(Task input):
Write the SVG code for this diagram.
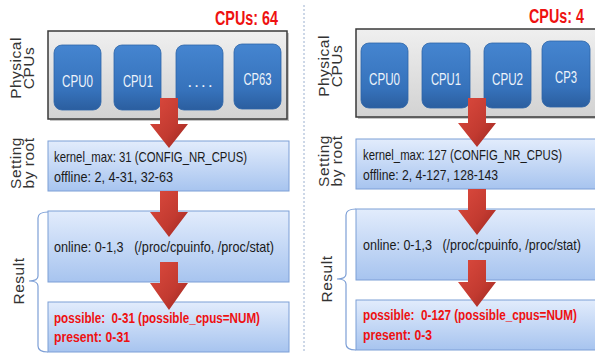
<svg xmlns="http://www.w3.org/2000/svg" width="595" height="353" viewBox="0 0 595 353">
<defs>
<linearGradient id="gGray" x1="0" y1="0" x2="0" y2="1"><stop offset="0" stop-color="#efefef"/><stop offset="1" stop-color="#d2d2d2"/></linearGradient>
<linearGradient id="gBlue" x1="0" y1="0" x2="0" y2="1"><stop offset="0" stop-color="#4585d0"/><stop offset="0.7" stop-color="#3672bb"/><stop offset="1" stop-color="#2b5e9f"/></linearGradient>
<linearGradient id="gBox" x1="0" y1="0" x2="0" y2="1"><stop offset="0" stop-color="#e2ecfc"/><stop offset="1" stop-color="#a7c4ef"/></linearGradient>
<linearGradient id="gArrow" x1="0" y1="0" x2="1" y2="1"><stop offset="0" stop-color="#dc4a3e"/><stop offset="0.6" stop-color="#c23a30"/><stop offset="1" stop-color="#9a2620"/></linearGradient>
</defs>
<style>
.gray{fill:url(#gGray);stroke:#3a3a3a;stroke-width:1.5}
.shadow{fill:#a0a0a0;opacity:0.6}
.cpu{fill:url(#gBlue);stroke:#2f66a8;stroke-width:0.8}
.cput{font-family:"Liberation Sans",Arial,sans-serif;font-size:16.5px;fill:#eef4fb;text-anchor:middle}
.box{fill:url(#gBox);stroke:#7d9fd6;stroke-width:1}
.bt{font-family:"Liberation Sans",Arial,sans-serif;font-size:14.5px;fill:#1a1a1a}
.rt{font-family:"Liberation Sans",Arial,sans-serif;font-size:14.5px;font-weight:bold;fill:#ee1111}
.big{font-family:"Liberation Sans",Arial,sans-serif;font-size:20px;font-weight:bold;fill:#ee1111;text-anchor:end}
.lab{font-family:"Liberation Sans",Arial,sans-serif;font-size:15.5px;letter-spacing:0.5px;fill:#333;text-anchor:middle}
.brace{fill:none;stroke:#7d9fd6;stroke-width:1.2}
.arrow{fill:url(#gArrow)}
.sep{stroke:#9bb0d0;stroke-width:1;stroke-dasharray:2 2}
</style>

<line class="sep" x1="304" y1="5" x2="304" y2="353"/>

<!-- LEFT PANEL -->
<g id="left-title"><text class="big" x="278" y="25" textLength="63" lengthAdjust="spacingAndGlyphs">CPUs: 64</text></g>
<g id="left-labels">
<text class="lab" transform="translate(21,68) rotate(-90)">Physical</text>
<text class="lab" transform="translate(34,68) rotate(-90)">CPUs</text>
<text class="lab" transform="translate(21,163) rotate(-90)">Setting</text>
<text class="lab" transform="translate(34,163) rotate(-90)">by root</text>
<text class="lab" transform="translate(24,281) rotate(-90)">Result</text>
<path class="brace" d="M48,212 Q38,212 38,218 L38,276 Q38,281 29,281 Q38,281 38,286 L38,346 Q38,352 48,352"/>
</g>
<g id="left-physical">
<rect class="shadow" x="50" y="33" width="239" height="88"/>
<rect class="gray" x="48" y="31" width="239" height="88"/>
</g>
<g id="left-cpu0"><rect class="cpu" x="54" y="45" width="47" height="65" rx="8"/><text class="cput" x="77.5" y="87" textLength="31" lengthAdjust="spacingAndGlyphs">CPU0</text></g>
<g id="left-cpu1"><rect class="cpu" x="114" y="45" width="47" height="65" rx="8"/><text class="cput" x="138" y="87" textLength="30" lengthAdjust="spacingAndGlyphs">CPU1</text></g>
<g id="left-cpudots"><rect class="cpu" x="176" y="45" width="47" height="65" rx="8"/><text class="cput" x="200" y="87" textLength="25" lengthAdjust="spacing">....</text></g>
<g id="left-cp63"><rect class="cpu" x="234" y="44" width="47" height="65" rx="8"/><text class="cput" x="257.5" y="85" textLength="28" lengthAdjust="spacingAndGlyphs">CP63</text></g>
<g id="left-setting">
<rect class="box" x="48" y="141" width="241" height="50"/>
<text class="bt" x="54" y="162" textLength="193" lengthAdjust="spacingAndGlyphs">kernel_max: 31 (CONFIG_NR_CPUS)</text>
<text class="bt" x="54" y="182" textLength="119" lengthAdjust="spacingAndGlyphs">offline: 2, 4-31, 32-63</text>
</g>
<g id="left-online">
<rect class="box" x="48" y="211" width="241" height="71"/>
<text class="bt" x="54" y="252" textLength="220" lengthAdjust="spacingAndGlyphs" xml:space="preserve">online: 0-1,3   (/proc/cpuinfo, /proc/stat)</text>
</g>
<g id="left-result">
<rect class="box" x="48" y="302" width="241" height="50"/>
<text class="rt" x="54" y="323" textLength="206" lengthAdjust="spacingAndGlyphs" xml:space="preserve">possible:  0-31 (possible_cpus=NUM)</text>
<text class="rt" x="54" y="342" textLength="76" lengthAdjust="spacingAndGlyphs">present: 0-31</text>
</g>

<!-- RIGHT PANEL -->
<g id="right-title"><text class="big" x="584" y="23" textLength="55" lengthAdjust="spacingAndGlyphs">CPUs: 4</text></g>
<g id="right-labels">
<text class="lab" transform="translate(329,66) rotate(-90)">Physical</text>
<text class="lab" transform="translate(342,66) rotate(-90)">CPUs</text>
<text class="lab" transform="translate(329,161) rotate(-90)">Setting</text>
<text class="lab" transform="translate(342,161) rotate(-90)">by root</text>
<text class="lab" transform="translate(332,279) rotate(-90)">Result</text>
<path class="brace" d="M356,209 Q346,209 346,215 L346,274 Q346,279 337,279 Q346,279 346,284 L346,344 Q346,350 356,350"/>
</g>
<g id="right-physical">
<rect class="shadow" x="358" y="31" width="245" height="88"/>
<rect class="gray" x="356" y="29" width="245" height="88"/>
</g>
<g id="right-cpu0"><rect class="cpu" x="361" y="43" width="47" height="65" rx="8"/><text class="cput" x="384.5" y="85" textLength="31" lengthAdjust="spacingAndGlyphs">CPU0</text></g>
<g id="right-cpu1"><rect class="cpu" x="422" y="43" width="48" height="65" rx="8"/><text class="cput" x="446" y="85" textLength="30" lengthAdjust="spacingAndGlyphs">CPU1</text></g>
<g id="right-cpu2"><rect class="cpu" x="484" y="43" width="47" height="65" rx="8"/><text class="cput" x="507.5" y="85" textLength="31" lengthAdjust="spacingAndGlyphs">CPU2</text></g>
<g id="right-cp3"><rect class="cpu" x="542" y="41" width="48" height="66" rx="8"/><text class="cput" x="566" y="83" textLength="22" lengthAdjust="spacingAndGlyphs">CP3</text></g>
<g id="right-setting">
<rect class="box" x="356" y="139" width="245" height="50"/>
<text class="bt" x="363" y="160" textLength="199" lengthAdjust="spacingAndGlyphs">kernel_max: 127 (CONFIG_NR_CPUS)</text>
<text class="bt" x="363" y="180" textLength="135" lengthAdjust="spacingAndGlyphs">offline: 2, 4-127, 128-143</text>
</g>
<g id="right-online">
<rect class="box" x="356" y="209" width="245" height="71"/>
<text class="bt" x="363" y="250" textLength="218" lengthAdjust="spacingAndGlyphs" xml:space="preserve">online: 0-1,3   (/proc/cpuinfo, /proc/stat)</text>
</g>
<g id="right-result">
<rect class="box" x="356" y="300" width="245" height="50"/>
<text class="rt" x="363" y="320" textLength="214" lengthAdjust="spacingAndGlyphs" xml:space="preserve">possible:  0-127 (possible_cpus=NUM)</text>
<text class="rt" x="363" y="340" textLength="69" lengthAdjust="spacingAndGlyphs">present: 0-3</text>
</g>

<!-- CONNECTORS -->
<g id="connectors">
<path class="arrow" d="M160,98 H178 V124 H188 L169,148 L150,124 H160 Z"/>
<path class="arrow" d="M160,191 H178 V212 H188 L169,237 L150,212 H160 Z"/>
<path class="arrow" d="M160,262 H178 V283 H188 L169,310 L150,283 H160 Z"/>
<path class="arrow" d="M468,98 H486 V123 H496 L477,147 L458,123 H468 Z"/>
<path class="arrow" d="M468,189 H486 V210 H496 L477,235 L458,210 H468 Z"/>
<path class="arrow" d="M468,260 H486 V282 H496 L477,307 L458,282 H468 Z"/>
</g>
</svg>
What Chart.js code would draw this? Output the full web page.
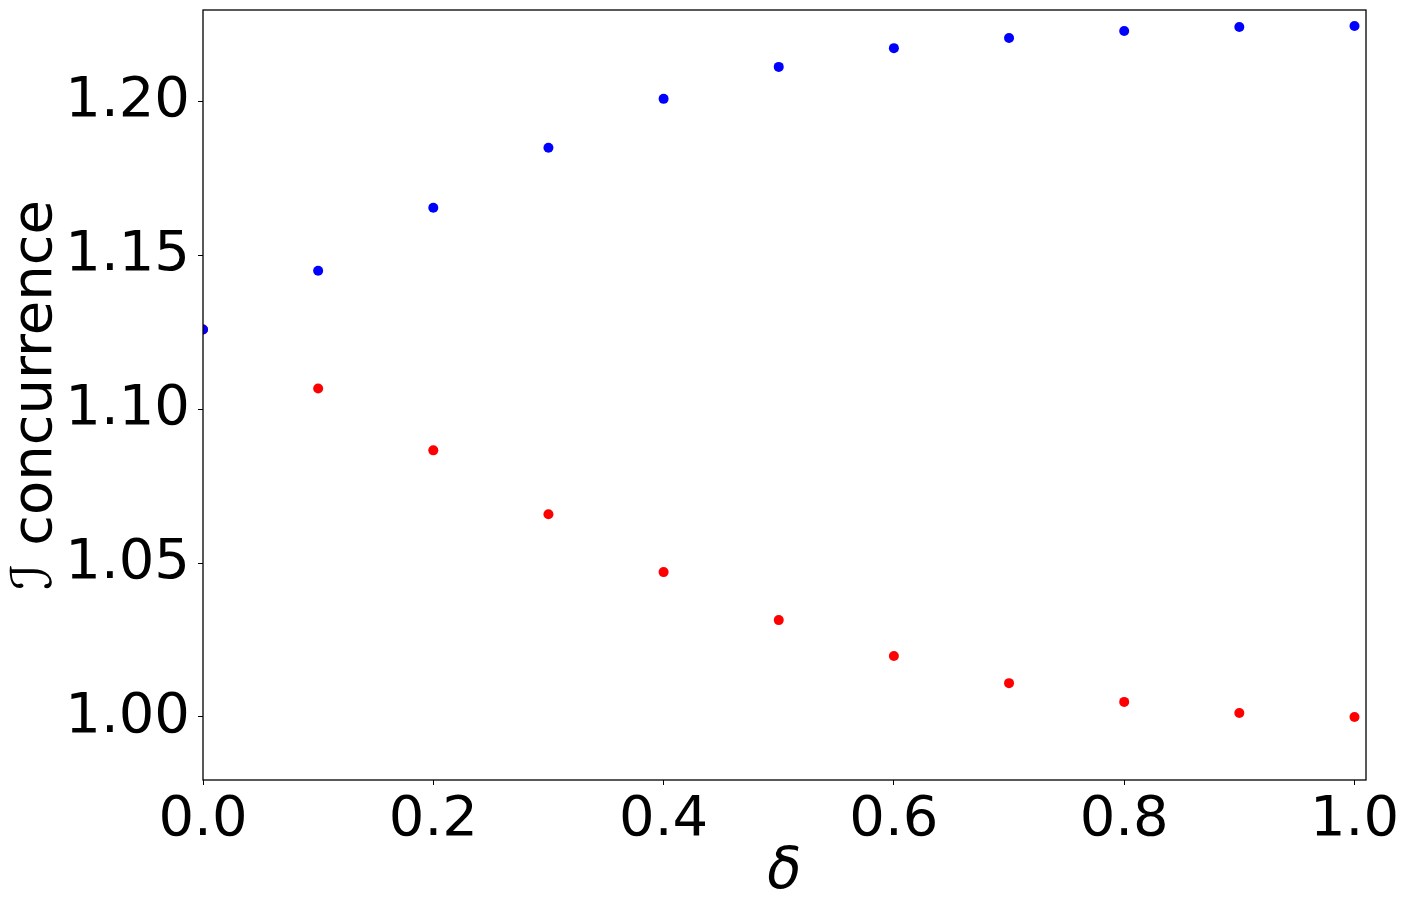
<!DOCTYPE html>
<html>
<head>
<meta charset="utf-8">
<script src="https://cdn.jsdelivr.net/npm/chart.js@4"></script>
<style>
html,body{margin:0;padding:0;background:#fff;}
#wrap{width:1408px;height:913px;}
</style>
</head>
<body>
<div id="wrap"><canvas id="c" width="1408" height="913"></canvas></div>
<script>
const deltaValues = [0.0, 0.1, 0.2, 0.3, 0.4, 0.5, 0.6, 0.7, 0.8, 0.9, 1.0];
const blueValues = [1.1260, 1.1451, 1.1656, 1.1851, 1.2010, 1.2114, 1.2175, 1.2208, 1.2231, 1.2244, 1.2247];
const redValues  = [1.1260, 1.1068, 1.0867, 1.0659, 1.0471, 1.0315, 1.0198, 1.0110, 1.0049, 1.0013, 1.0000];
const xTicks = [0.0, 0.2, 0.4, 0.6, 0.8, 1.0];
const yTicks = [1.00, 1.05, 1.10, 1.15, 1.20];
const xLabel = 'δ';
const yLabel = 'ℐ concurrence';

const toPts = (xs, ys) => xs.map((x, i) => ({x: x, y: ys[i]}));

const frame = {
  id: 'frame',
  afterDatasetsDraw(chart) {
    const a = chart.chartArea, ctx = chart.ctx;
    ctx.save();
    ctx.strokeStyle = '#000';
    ctx.lineWidth = 1.3;
    ctx.strokeRect(a.left, a.top, a.right - a.left, a.bottom - a.top);
    ctx.restore();
  }
};

const FONT = "'DejaVu Sans', sans-serif";

new Chart(document.getElementById('c'), {
  type: 'scatter',
  data: {
    datasets: [
      {label: 'blue', data: toPts(deltaValues, blueValues), backgroundColor: '#0000ff', borderWidth: 0, pointRadius: 5, pointHoverRadius: 5, clip: 0},
      {label: 'red', data: toPts(deltaValues, redValues), backgroundColor: '#ff0000', borderWidth: 0, pointRadius: 5, pointHoverRadius: 5, clip: 0}
    ]
  },
  options: {
    responsive: false,
    animation: false,
    devicePixelRatio: 1,
    layout: {padding: {top: 10, right: 42, left: 0, bottom: 0}},
    plugins: {legend: {display: false}, tooltip: {enabled: false}},
    scales: {
      x: {
        type: 'linear', min: 0, max: 1.01,
        afterFit: s => { s.height = 133; s.paddingLeft = 0; s.paddingRight = 0; },
        afterBuildTicks: s => { s.ticks = xTicks.map(v => ({value: v})); },
        ticks: {font: {family: FONT, size: 56}, color: '#000', padding: 2, maxRotation: 0,
                callback: v => Number(v).toFixed(1)},
        grid: {drawOnChartArea: false, drawTicks: true, tickLength: 5, color: '#000', lineWidth: 1},
        border: {display: false},
        title: {display: true, text: xLabel, font: {family: FONT, size: 56, style: 'italic'}, color: '#000', padding: {top: 0, bottom: 6}}
      },
      y: {
        type: 'linear', min: 0.9795, max: 1.2299,
        afterFit: s => { s.width = 203; s.paddingTop = 0; s.paddingBottom = 0; },
        afterBuildTicks: s => { s.ticks = yTicks.map(v => ({value: v})); },
        ticks: {font: {family: FONT, size: 56}, color: '#000', padding: 8,
                callback: v => Number(v).toFixed(2)},
        grid: {drawOnChartArea: false, drawTicks: true, tickLength: 5, color: '#000', lineWidth: 1},
        border: {display: false},
        title: {display: true, text: yLabel, font: {family: FONT, size: 56}, color: '#000', padding: {top: 3, bottom: 0}}
      }
    }
  },
  plugins: [frame]
});
</script>
</body>
</html>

(Exercise requirements):
Find and copy each line above that includes the string "code".

(Exercise response):
Write the SVG code for this diagram.
What Chart.js code would draw this? Output the full web page.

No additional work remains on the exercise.